In 1825, Meredith Mallory acquired this property but found it difficult to access the water. Access roads were made, and trees cleared until a site was opened for a dam, grist mill and saw mill.
In 1866, a paper mill was built here but burned down in 1869. It was rebuilt and continued operation until 1900 when the property was purchased by Edward R. Taylor.
Taylor installed hydroelectric turbines to create carbon-bi-sulfide, a chemical used as a solvent, as an ingredient in some insecticides, and rayon for tires.
Eventually, the plant became part of the Baker Chemical Company, but was then closed in 1966 due to a lack of demand for carbon-bi-sulfide.
Today, the property is owned by the Friends of the Outlet Trail.

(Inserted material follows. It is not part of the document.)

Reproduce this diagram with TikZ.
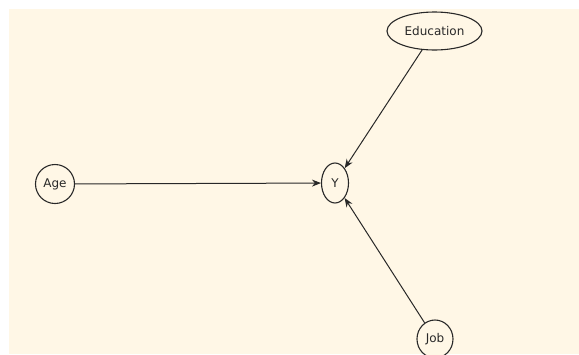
\documentclass[tikz,border=0pt]{standalone}
\usepackage{fontspec}
\setmainfont{DejaVu Sans}
\usetikzlibrary{arrows.meta,shapes.geometric}
\definecolor{cream}{RGB}{255,247,230}
\definecolor{edge}{RGB}{40,40,40}
\tikzset{
  var/.style={ellipse, draw=edge, line width=1.1pt, fill=cream, inner sep=0pt, font=\fontsize{12}{14}\selectfont, text=edge},
  link/.style={draw=edge, line width=1pt, -{Stealth[length=9pt,width=7pt]}}
}
\begin{document}
\begin{tikzpicture}[x=1pt,y=-1pt]
\useasboundingbox (0,0) rectangle (579,354);
\fill[white] (0,0) rectangle (579,354);
\fill[cream] (9,9) rectangle (579,354);
\node[var, minimum width=95pt, minimum height=38pt] (edu) at (434.5,31) {Education};
\node[var, minimum width=39pt, minimum height=39pt] (age) at (55,184) {Age};
\node[var, minimum width=27pt, minimum height=40pt] (y) at (335,183) {Y};
\node[var, minimum width=36pt, minimum height=38pt] (job) at (435,339) {Job};
\draw[link] (age) -- (y);
\draw[link] (edu) -- (y);
\draw[link] (job) -- (y);
\end{tikzpicture}
\end{document}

I had parked the truck by the side of the closest road and set out on foot. The GPS claimed I could drive right up to the place, but the gate and apparently disused road said otherwise. That's ok, it's a nice day for a walk.
It didn't take long to arrive, having been passed by people jogging and riding bikes. At first, however, I was disappointed as it appeared to be a park, It was, indeed, a park, but whoever was running it hadn't taken all of the usual park-like paranoid precautions against anyone seeing the inside of the buildings. Ok, maybe a sign or two, but that was about it. Otherwise, the buildings turned out to be pretty much open for inspection.
There wasn't a great deal to see, but it was certainly a scenic location with the water rushing by right beside it. All in all, a fun stop on an otherwise active day.